> What is expected
Starting at the line that contains "Give me the Chart.js source for this chart." and stopping at the line that contains "const categories = ['Kokku", return those lines exactly and nothing else. Both end lines count; pictures do not.

> Records for this task
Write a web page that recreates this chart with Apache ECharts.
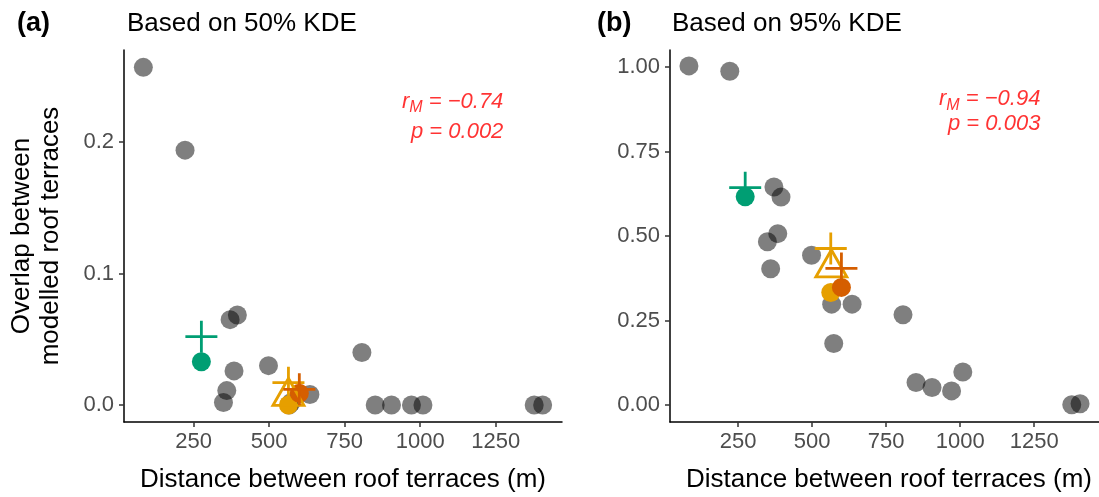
==
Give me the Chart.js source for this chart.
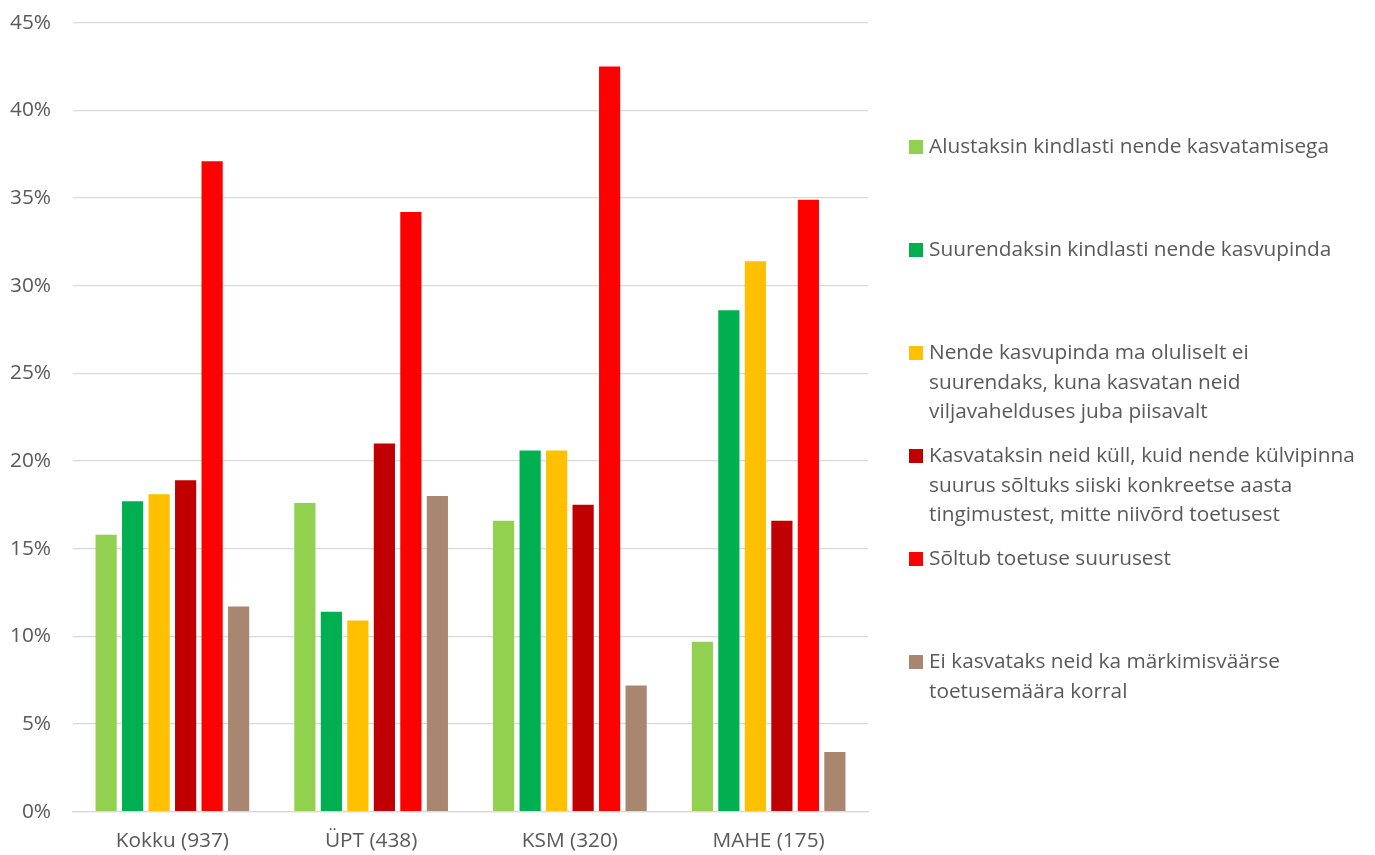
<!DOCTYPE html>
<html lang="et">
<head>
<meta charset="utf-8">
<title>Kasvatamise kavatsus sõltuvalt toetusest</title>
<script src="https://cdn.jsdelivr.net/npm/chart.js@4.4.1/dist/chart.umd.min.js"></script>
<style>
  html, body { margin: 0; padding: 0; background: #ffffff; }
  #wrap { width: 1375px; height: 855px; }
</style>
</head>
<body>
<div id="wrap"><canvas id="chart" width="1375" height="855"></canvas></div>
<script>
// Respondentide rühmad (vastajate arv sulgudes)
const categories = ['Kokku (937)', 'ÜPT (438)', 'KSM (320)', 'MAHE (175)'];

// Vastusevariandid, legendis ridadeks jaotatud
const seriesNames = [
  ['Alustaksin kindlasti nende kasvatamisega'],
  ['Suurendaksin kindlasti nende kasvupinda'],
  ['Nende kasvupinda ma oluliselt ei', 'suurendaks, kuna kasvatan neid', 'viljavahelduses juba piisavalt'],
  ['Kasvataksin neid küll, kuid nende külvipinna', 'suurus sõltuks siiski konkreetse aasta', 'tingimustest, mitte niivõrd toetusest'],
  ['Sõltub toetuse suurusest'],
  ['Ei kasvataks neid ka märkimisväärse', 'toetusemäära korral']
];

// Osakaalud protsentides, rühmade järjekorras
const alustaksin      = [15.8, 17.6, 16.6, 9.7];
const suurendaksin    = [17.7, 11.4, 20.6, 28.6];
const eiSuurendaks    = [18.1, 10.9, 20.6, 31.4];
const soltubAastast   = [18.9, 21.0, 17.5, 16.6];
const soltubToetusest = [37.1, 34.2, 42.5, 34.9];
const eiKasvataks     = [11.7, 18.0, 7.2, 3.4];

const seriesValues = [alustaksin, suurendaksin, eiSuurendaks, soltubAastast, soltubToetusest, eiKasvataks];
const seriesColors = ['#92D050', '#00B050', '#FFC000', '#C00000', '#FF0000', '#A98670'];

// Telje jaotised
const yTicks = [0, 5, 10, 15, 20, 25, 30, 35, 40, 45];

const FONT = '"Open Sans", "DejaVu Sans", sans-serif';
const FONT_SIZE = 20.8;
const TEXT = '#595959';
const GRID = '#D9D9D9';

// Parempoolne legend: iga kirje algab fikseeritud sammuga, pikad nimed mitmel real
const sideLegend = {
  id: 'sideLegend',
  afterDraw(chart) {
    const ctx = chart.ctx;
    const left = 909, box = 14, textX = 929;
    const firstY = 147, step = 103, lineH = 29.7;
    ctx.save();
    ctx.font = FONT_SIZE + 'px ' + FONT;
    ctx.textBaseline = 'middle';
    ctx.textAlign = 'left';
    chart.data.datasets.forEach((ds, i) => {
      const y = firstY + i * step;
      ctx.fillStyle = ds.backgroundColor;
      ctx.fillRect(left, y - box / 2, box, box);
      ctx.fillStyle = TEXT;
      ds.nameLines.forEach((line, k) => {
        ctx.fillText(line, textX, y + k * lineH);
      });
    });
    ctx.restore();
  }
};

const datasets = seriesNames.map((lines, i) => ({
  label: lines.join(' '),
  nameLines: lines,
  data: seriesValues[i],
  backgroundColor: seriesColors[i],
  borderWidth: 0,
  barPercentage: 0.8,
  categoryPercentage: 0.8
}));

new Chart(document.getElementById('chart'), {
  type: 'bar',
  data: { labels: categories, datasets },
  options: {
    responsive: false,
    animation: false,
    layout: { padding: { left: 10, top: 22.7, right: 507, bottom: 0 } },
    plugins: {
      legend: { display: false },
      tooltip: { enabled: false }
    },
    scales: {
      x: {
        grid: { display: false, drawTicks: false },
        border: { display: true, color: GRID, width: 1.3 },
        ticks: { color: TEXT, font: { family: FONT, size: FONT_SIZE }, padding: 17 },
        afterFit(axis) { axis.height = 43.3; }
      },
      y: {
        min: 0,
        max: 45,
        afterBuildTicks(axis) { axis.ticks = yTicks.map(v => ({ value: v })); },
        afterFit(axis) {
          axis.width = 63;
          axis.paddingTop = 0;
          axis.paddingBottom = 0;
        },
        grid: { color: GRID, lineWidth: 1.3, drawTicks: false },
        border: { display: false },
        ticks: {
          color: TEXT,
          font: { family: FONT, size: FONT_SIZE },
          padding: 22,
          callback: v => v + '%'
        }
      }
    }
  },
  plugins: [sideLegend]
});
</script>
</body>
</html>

> Answer
Give me the Chart.js source for this chart.
<!DOCTYPE html>
<html lang="et">
<head>
<meta charset="utf-8">
<title>Kasvatamise kavatsus sõltuvalt toetusest</title>
<script src="https://cdn.jsdelivr.net/npm/chart.js@4.4.1/dist/chart.umd.min.js"></script>
<style>
  html, body { margin: 0; padding: 0; background: #ffffff; }
  #wrap { width: 1375px; height: 855px; }
</style>
</head>
<body>
<div id="wrap"><canvas id="chart" width="1375" height="855"></canvas></div>
<script>
// Respondentide rühmad (vastajate arv sulgudes)
const categories = ['Kokku (937)', 'ÜPT (438)', 'KSM (320)', 'MAHE (175)'];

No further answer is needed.